God designed sex as a sacred relationship exclusively for a husband and his wife. But education about it is not what it used to be.
Jon Noyes, an atheist-turned-Christian apologist who now works as a speaker with Stand to Reason, remembers growing up in the "just say no" era, when health classes' brief attention to sexual education was mostly about safe sex.
"I remember talking about AIDS maybe, but they didn't teach us how to have sex," he tells AFN. "They certainly didn't teach us how to have homosexual sex" or cover transgenderism.
"If you've reviewed any of the curriculum that's being pumped into our public schools, it doesn't even look like the same animal," Noyes continues.
While he believes "it's important that we just talk about it and remove any awkwardness there," that is not what is going on in modern sex education.
"In my opinion, there's been a complete normalization of these types of behaviors, and it's unfortunate, because these types of behaviors are not normal," he submits. "When we start using our body parts for things that they weren't intended for, there's ramifications for it, and we see that with the health risks within the gay community."

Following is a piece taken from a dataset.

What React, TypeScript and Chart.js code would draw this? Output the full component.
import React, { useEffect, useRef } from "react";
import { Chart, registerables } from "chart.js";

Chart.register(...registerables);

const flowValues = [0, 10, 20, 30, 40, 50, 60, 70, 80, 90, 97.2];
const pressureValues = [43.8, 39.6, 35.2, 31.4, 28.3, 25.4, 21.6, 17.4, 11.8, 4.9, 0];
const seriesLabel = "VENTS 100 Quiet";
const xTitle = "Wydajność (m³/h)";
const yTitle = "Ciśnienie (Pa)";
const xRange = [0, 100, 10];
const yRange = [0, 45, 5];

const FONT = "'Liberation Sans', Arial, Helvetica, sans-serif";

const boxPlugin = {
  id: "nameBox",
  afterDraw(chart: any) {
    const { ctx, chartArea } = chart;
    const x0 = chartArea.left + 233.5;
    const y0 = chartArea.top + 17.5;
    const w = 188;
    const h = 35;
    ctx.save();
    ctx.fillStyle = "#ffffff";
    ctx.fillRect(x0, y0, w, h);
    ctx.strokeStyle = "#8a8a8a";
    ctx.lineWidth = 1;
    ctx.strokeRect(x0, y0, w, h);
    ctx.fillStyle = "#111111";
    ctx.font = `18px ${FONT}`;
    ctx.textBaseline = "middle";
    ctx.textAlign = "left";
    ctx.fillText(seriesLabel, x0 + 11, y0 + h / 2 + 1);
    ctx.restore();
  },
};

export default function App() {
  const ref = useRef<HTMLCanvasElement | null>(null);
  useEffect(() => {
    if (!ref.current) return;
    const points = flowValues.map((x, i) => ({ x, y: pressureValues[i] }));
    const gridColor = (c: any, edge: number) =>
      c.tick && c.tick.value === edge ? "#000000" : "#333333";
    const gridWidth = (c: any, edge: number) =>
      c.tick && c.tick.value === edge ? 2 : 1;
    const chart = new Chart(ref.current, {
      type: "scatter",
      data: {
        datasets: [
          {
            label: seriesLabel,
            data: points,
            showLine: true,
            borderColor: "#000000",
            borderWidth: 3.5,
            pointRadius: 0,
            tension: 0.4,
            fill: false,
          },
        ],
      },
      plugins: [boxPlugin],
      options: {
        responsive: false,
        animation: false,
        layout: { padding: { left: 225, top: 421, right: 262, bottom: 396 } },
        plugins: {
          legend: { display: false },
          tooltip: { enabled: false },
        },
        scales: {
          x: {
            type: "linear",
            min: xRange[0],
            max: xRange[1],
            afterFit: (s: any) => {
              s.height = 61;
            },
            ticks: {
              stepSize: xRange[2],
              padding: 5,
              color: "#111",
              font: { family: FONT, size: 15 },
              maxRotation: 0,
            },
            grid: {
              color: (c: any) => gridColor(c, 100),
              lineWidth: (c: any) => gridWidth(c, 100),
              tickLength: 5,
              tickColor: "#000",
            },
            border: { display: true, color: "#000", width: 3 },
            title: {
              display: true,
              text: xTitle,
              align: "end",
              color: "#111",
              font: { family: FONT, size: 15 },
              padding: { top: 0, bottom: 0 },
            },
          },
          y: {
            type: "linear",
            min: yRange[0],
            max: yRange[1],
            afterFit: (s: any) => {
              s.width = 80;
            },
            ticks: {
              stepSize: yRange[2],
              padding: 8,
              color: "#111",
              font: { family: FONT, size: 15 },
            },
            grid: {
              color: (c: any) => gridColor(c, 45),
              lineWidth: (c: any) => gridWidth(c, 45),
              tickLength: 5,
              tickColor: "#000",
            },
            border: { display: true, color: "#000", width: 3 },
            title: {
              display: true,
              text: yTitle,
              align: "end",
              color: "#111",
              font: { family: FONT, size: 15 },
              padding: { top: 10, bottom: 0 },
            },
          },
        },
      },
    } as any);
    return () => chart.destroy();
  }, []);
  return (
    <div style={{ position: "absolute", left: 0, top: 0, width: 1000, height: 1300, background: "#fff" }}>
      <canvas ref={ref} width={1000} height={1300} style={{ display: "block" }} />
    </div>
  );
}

In short, deviating from the original design causes major and permanent problems physiologically, spiritually, and mentally, "and this is why we see heightened rates of suicide, depression, anxiety."
He describes today's public school health curriculums as destructive.
"Suicide is this major issue," Noyes notes. "When I'm reading the sections on mental health in this teen talk curriculum and this new health curriculum, the advice that it's giving is just not good. What it's doing is it's pointing you inward."
"We don't need to be pointed inward," he concludes. "We need to be pointed outward; we need to be focused on God."